Recently Issued Accounting Standards
In February 2010, the Financial Accounting Standards Board (“FASB”) issued Accounting Standards Update (“ASU”) No. 2010-09, an amendment of FASB Accounting Standards Codification TM (“ASC”) Topic 855 “ Subsequent Events .” Although Securities and Exchange Commission (“SEC”) filers are still required to evaluate subsequent events through the date their financial statements are issued, ASU No. 2010-09 removes the requirement that SEC filers disclose in their financial statements the date through which subsequent events have been evaluated. The standard was effective upon issuance for filings after February 24, 2010. The adoption of ASU No. 2010-09 by the Company did not have a material effect on the Company’s consolidated statements of financial position or results of operations.
In January 2010, the FASB issued ASU No. 2010-06, “Fair Value Measurements and Disclosures (Topic 820): Improving Disclosures about Fair Value Measurements.” ASU 2010-06 amends Topic 820 by requiring new disclosures regarding significant transfers in and out of Levels 1 and 2 of the fair value hierarchy as well as disclosure of certain activity in Level 3 measurements. ASU 2010-06 also clarifies disclosures regarding the required level of disaggregation for each class of assets and liabilities and disclosures regarding inputs and valuation techniques. The new disclosures and clarifications of existing disclosures are effective for interim and annual reporting periods beginning after December 15, 2009, except for the disclosures of certain activity in Level 3 fair value measurements which are effective for fiscal years beginning after December 15, 2010, and for interim periods within those fiscal years. The adoption of the new disclosures and clarifications of existing disclosures effective for interim and annual reporting periods beginning after December 15, 2009, did not have a material effect on the Company’s consolidated statements of financial position of results of operations. The Company does not expect the remaining provisions of ASU 2010-06 that became effective on January 1, 2011, to have a material effect on the Company’s consolidated statements of financial position or results of operations.
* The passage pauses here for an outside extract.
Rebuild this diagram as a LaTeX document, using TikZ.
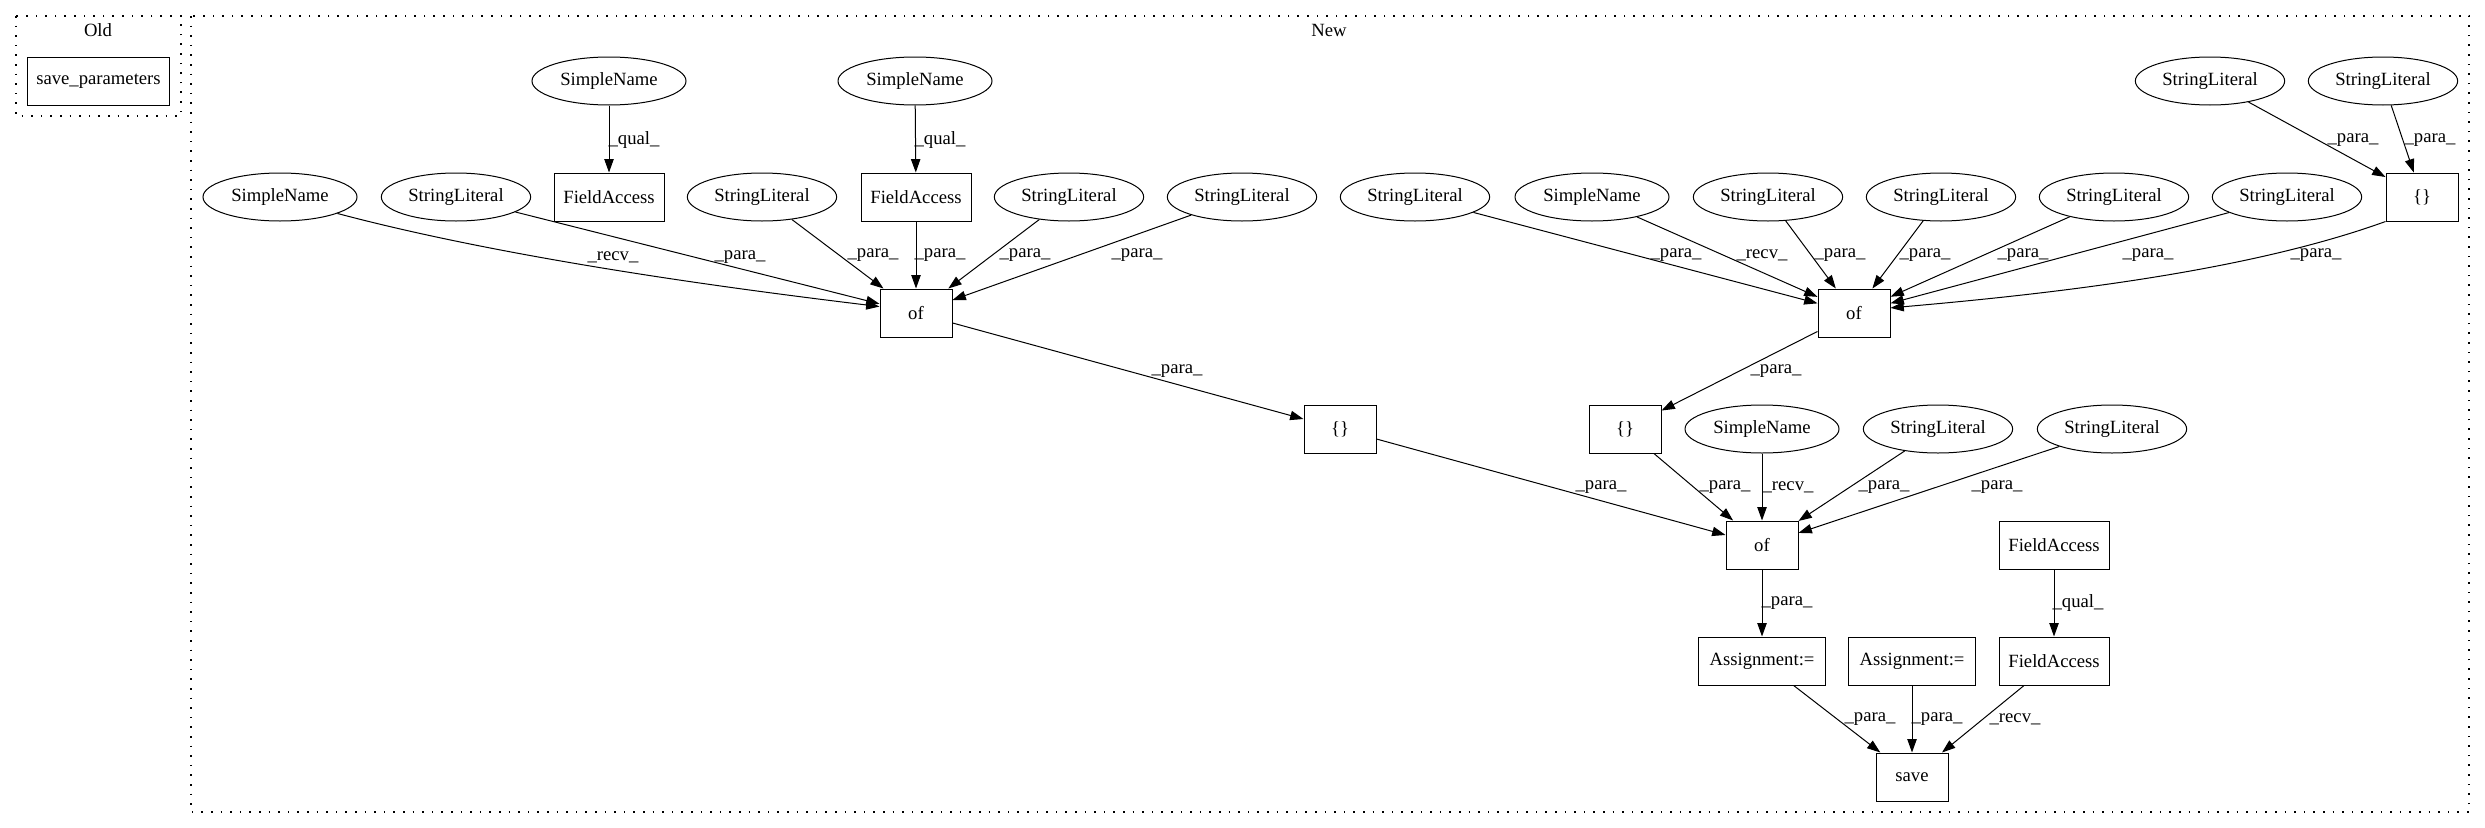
\documentclass[tikz,border=0pt]{standalone}
\usepackage{fontspec}
\setmainfont{Liberation Serif}
\usetikzlibrary{shapes.geometric,arrows.meta}
\tikzset{
  every node/.style={font=\fontsize{14}{16}\selectfont},
  ell/.style={ellipse, draw, line width=0.75pt, minimum width=112pt, minimum height=36pt, inner sep=0pt},
  sn/.style={ell, minimum width=115.5pt},
  box/.style={rectangle, draw, line width=0.75pt, minimum width=54pt, minimum height=36pt, inner sep=0pt},
  fa/.style={box, minimum width=82.5pt},
  asg/.style={box, minimum width=95pt},
  e/.style={draw, line width=0.75pt, -{Triangle[length=10pt,width=7pt]}},
  lab/.style={inner sep=0pt},
  clus/.style={draw, line width=0.9pt, dash pattern=on 1.2pt off 6pt}
}
\begin{document}
\begin{tikzpicture}[x=0.75pt, y=-0.75pt]
\useasboundingbox (0,0) rectangle (2485,828);
% clusters
\draw[clus] (16,16) rectangle (181,116);
\node (old) at (98,30) {Old};
\draw[clus] (191,16) rectangle (2469,812);
\node (new) at (1329,30) {New};
% Old
\node[box, minimum width=107pt] (sp) at (98.5,81) {save\_parameters};
% row 1
\node[sn] (sn1) at (609,81) {SimpleName};
\node[sn] (sn2) at (915,81) {SimpleName};
\node[ell] (slt1) at (2210,81) {StringLiteral};
\node[ell] (slt2) at (2383,81) {StringLiteral};
% row 2
\node[sn] (sna) at (280,197) {SimpleName};
\node[ell] (slb) at (456,197) {StringLiteral};
\node[fa] (fa1) at (609,197) {FieldAccess};
\node[ell] (slc) at (762,197) {StringLiteral};
\node[fa] (fa2) at (916,197) {FieldAccess};
\node[ell] (sld) at (1069,197) {StringLiteral};
\node[ell] (sle) at (1242,197) {StringLiteral};
\node[ell] (slf) at (1415,197) {StringLiteral};
\node[sn] (sng) at (1592,197) {SimpleName};
\node[ell] (slh) at (1768,197) {StringLiteral};
\node[ell] (sli) at (1941,197) {StringLiteral};
\node[ell] (slj) at (2114,197) {StringLiteral};
\node[ell] (slk) at (2287,197) {StringLiteral};
\node[box] (brt) at (2422,197) {\{\}};
% row 3
\node[box] (of1) at (916,313) {of};
\node[box] (of2) at (1854,313) {of};
% row 4
\node[box] (br1) at (1340,429) {\{\}};
\node[box] (br2) at (1625,429) {\{\}};
\node[sn] (snm) at (1762,429) {SimpleName};
\node[ell] (sln) at (1938,429) {StringLiteral};
\node[ell] (slo) at (2112,429) {StringLiteral};
% row 5
\node[box] (of3) at (1762,545) {of};
\node[fa] (fap) at (2054,545) {FieldAccess};
% row 6
\node[asg] (as1) at (1762,661) {Assignment:=};
\node[asg] (as2) at (1912,661) {Assignment:=};
\node[fa] (faq) at (2054,661) {FieldAccess};
% row 7
\node[box] (save) at (1912,777) {save};

% edges
\draw[e] (sn1) -- (fa1) node[lab] (l1) at (634,140) {\_qual\_};
\draw[e] (sn2) -- (fa2) node[lab] (l2) at (940,140) {\_qual\_};
\draw[e] (slt1) -- (brt) node[lab] (l3) at (2353,140) {\_para\_};
\draw[e] (slt2) -- (brt) node[lab] (l4) at (2430,140) {\_para\_};

\draw[e] (sna.-16) .. controls (520,262) and (760,292) .. (of1.170) node[lab] (l5) at (613,257) {\_recv\_};
\draw[e] (slb) -- (of1) node[lab] (l6) at (740,257) {\_para\_};
\draw[e] (slc) -- (of1) node[lab] (l7) at (873,255) {\_para\_};
\draw[e] (fa2) -- (of1) node[lab] (l8) at (940,255) {\_para\_};
\draw[e] (sld) -- (of1) node[lab] (l9) at (1025,255) {\_para\_};
\draw[e] (sle) -- (of1) node[lab] (l10) at (1137,255) {\_para\_};

\draw[e] (slf) -- (of2) node[lab] (l11) at (1676,255) {\_para\_};
\draw[e] (sng) -- (of2) node[lab] (l12) at (1762,255) {\_recv\_};
\draw[e] (slh) -- (of2) node[lab] (l13) at (1840,255) {\_para\_};
\draw[e] (sli) -- (of2) node[lab] (l14) at (1925,255) {\_para\_};
\draw[e] (slj) -- (of2) node[lab] (l15) at (2023,255) {\_para\_};
\draw[e] (slk) -- (of2) node[lab] (l16) at (2148,255) {\_para\_};
\draw[e] (brt.south west) .. controls (2246,272) and (2050,294) .. (of2.8) node[lab] (l17) at (2316,255) {\_para\_};

\draw[e] (of1) -- (br1) node[lab] (l18) at (1177,371) {\_para\_};
\draw[e] (of2) -- (br2) node[lab] (l19) at (1776,371) {\_para\_};

\draw[e] (br1) -- (of3) node[lab] (l20) at (1601,487) {\_para\_};
\draw[e] (br2) -- (of3) node[lab] (l21) at (1725,487) {\_para\_};
\draw[e] (snm) -- (of3) node[lab] (l22) at (1788,487) {\_recv\_};
\draw[e] (sln) -- (of3) node[lab] (l23) at (1884,487) {\_para\_};
\draw[e] (slo) -- (of3) node[lab] (l24) at (1997,487) {\_para\_};

\draw[e] (of3) -- (as1) node[lab] (l25) at (1787,603) {\_para\_};
\draw[e] (fap) -- (faq) node[lab] (l26) at (2078,603) {\_qual\_};

\draw[e] (as1) -- (save) node[lab] (l27) at (1870,719) {\_para\_};
\draw[e] (as2) -- (save) node[lab] (l28) at (1937,719) {\_para\_};
\draw[e] (faq) -- (save) node[lab] (l29) at (2015,719) {\_recv\_};
\end{tikzpicture}
\end{document}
3. Commitments and Contingencies
The Company is involved in litigation and legal matters which have arisen in the ordinary course of business. The Company does not believe that the ultimate resolution of these litigation and legal matters will have a material adverse effect on its financial condition, results of operations, or net cash flows.
On November 25, 2008, the law firm of Neville Peterson LLP brought a lawsuit against the Company in the Superior Court of the District of Columbia seeking approximately $260,000 in fees for the performance of legal services in connection with customs laws matters performed in 2001. On December 8, 2008, the Company removed the case to the U.S. District Court for the District of Columbia. The Company in its answer claims, among other things, that the claims are barred by the statute of limitations and laches. On July 2, 2009, the parties agreed to a settlement and dismissal of the case and the payment of $160,000 by the Company which was less than the $167,000 contingent loss liability originally accrued by the Company. A dismissal of the case was filed on July 7, 2009. The Company recorded a gain on settlement within its continuing operations for the difference between the previously recorded contingent loss liability amount and the settlement payment amount.
4. Discontinued Operations
As discussed in Note 1, by April 2002, the Company had effectively eliminated a majority of its on-going promotions business operations. Accordingly, the discontinued activities of the Company have been classified as discontinued operations in the accompanying condensed consolidated financial statements. As of December 31, 2010 and 2009, the Company had total liabilities within its discontinued operations totaling $0 and $0.6 million, respectively.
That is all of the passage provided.